Преображенский внимательно посмотрел на меня, потом усмехнулся.
— Интуитивно, говорите? Везет вам с интуицией, молодой человек. И в академии вас, похоже, неплохо обучили, если адепты такие вещи чувствуют. Талант у вас, определенно талант. Не всякий даже опытный целитель так чутко может нащупать точку напряжения и так быстро купировать столь серьезное осложнение.
— Благодарю вас, мастер-целитель, — я снова кивнул. — Но мне, пожалуй, нужно идти. Смена моя давно закончилась, да и сил совсем не осталось.
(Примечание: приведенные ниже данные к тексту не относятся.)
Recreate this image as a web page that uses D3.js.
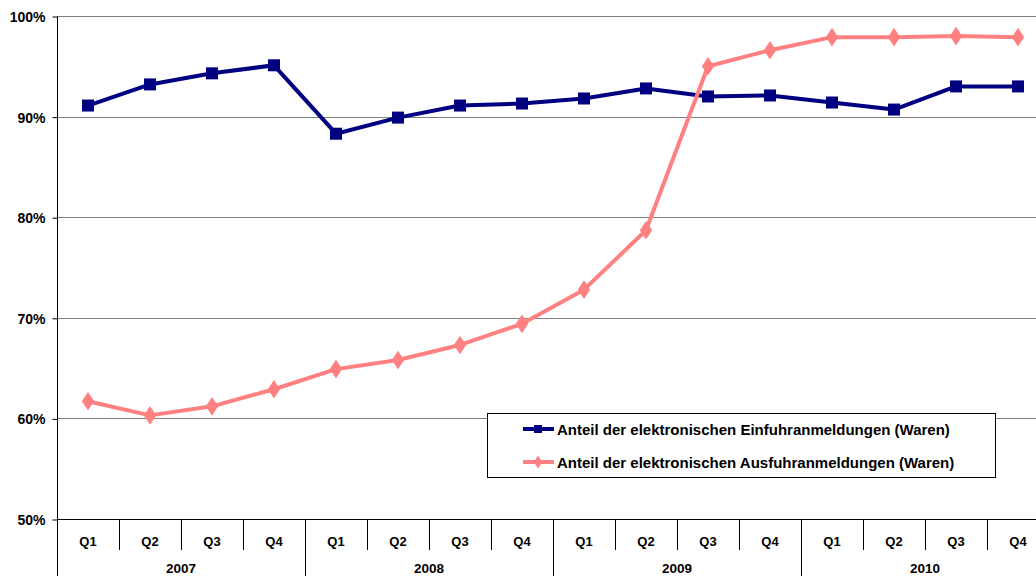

Мне отчаянно хотелось есть, спать и чтобы меня никто не трогал хотя бы пару часов. Но перед тем как уйти, я сделал вид, что хочу последний раз взглянуть на Сеньку через смотровое окошко.
На самом деле, это было прикрытие для Конюхова и Преображенского.
Я искал взглядом своего нового, неожиданного знакомого — того самого говорящего бурундука. Но его и след простыл. Ни на лампе, ни на шкафах, нигде в операционной его больше не было. Словно привиделся. Или он просто решил, что его миссия на сегодня выполнена, и отправился по своим, бурундучьим, делам.
Конюхов отправился оповещать родителей, а я побрел в раздевалку на ватных ногах, голова гудела, как трансформаторная будка. В ушах все еще стоял писк медицинских приборов и скрипучий голос этого… бурундука. Что это вообще было? Галлюцинация от переутомления?